Output the material word for word. Leave each picture out.

### Information shown:
▶

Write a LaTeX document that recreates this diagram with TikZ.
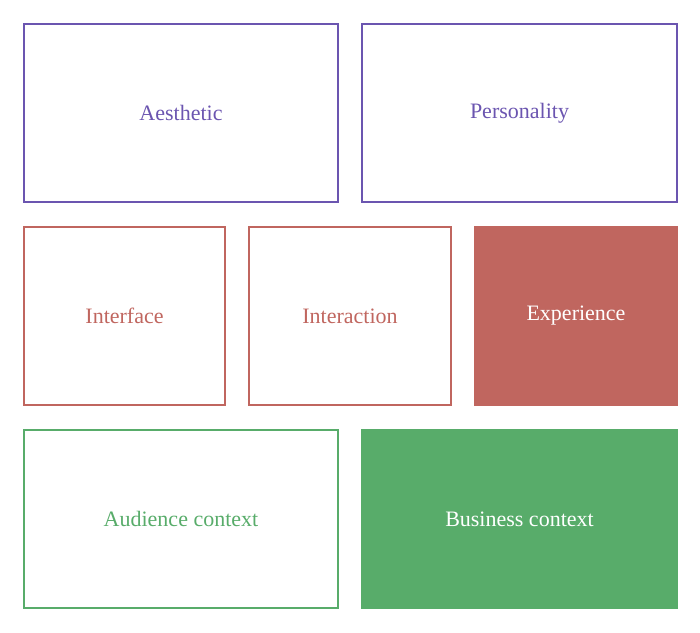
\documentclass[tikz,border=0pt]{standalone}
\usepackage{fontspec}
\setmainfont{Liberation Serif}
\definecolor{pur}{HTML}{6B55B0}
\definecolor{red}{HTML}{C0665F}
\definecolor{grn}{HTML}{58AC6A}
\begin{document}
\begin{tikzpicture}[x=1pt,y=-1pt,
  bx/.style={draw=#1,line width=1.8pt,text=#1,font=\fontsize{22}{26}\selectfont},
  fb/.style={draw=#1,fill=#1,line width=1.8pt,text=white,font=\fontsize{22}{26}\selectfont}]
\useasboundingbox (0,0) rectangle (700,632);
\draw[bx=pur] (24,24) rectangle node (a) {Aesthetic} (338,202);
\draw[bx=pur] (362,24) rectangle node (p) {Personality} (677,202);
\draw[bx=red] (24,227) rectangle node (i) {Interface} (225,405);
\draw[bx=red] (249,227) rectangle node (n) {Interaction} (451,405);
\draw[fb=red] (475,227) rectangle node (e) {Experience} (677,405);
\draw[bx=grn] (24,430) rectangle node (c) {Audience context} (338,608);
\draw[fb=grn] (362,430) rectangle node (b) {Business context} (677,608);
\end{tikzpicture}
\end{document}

◀

### The reply:
Write a LaTeX document that recreates this diagram with TikZ.
\documentclass[tikz,border=0pt]{standalone}
\usepackage{fontspec}
\setmainfont{Liberation Serif}
\definecolor{pur}{HTML}{6B55B0}
\definecolor{red}{HTML}{C0665F}
\definecolor{grn}{HTML}{58AC6A}
\begin{document}
\begin{tikzpicture}[x=1pt,y=-1pt,
  bx/.style={draw=#1,line width=1.8pt,text=#1,font=\fontsize{22}{26}\selectfont},
  fb/.style={draw=#1,fill=#1,line width=1.8pt,text=white,font=\fontsize{22}{26}\selectfont}]
\useasboundingbox (0,0) rectangle (700,632);
\draw[bx=pur] (24,24) rectangle node (a) {Aesthetic} (338,202);
\draw[bx=pur] (362,24) rectangle node (p) {Personality} (677,202);
\draw[bx=red] (24,227) rectangle node (i) {Interface} (225,405);
\draw[bx=red] (249,227) rectangle node (n) {Interaction} (451,405);
\draw[fb=red] (475,227) rectangle node (e) {Experience} (677,405);
\draw[bx=grn] (24,430) rectangle node (c) {Audience context} (338,608);
\draw[fb=grn] (362,430) rectangle node (b) {Business context} (677,608);
\end{tikzpicture}
\end{document}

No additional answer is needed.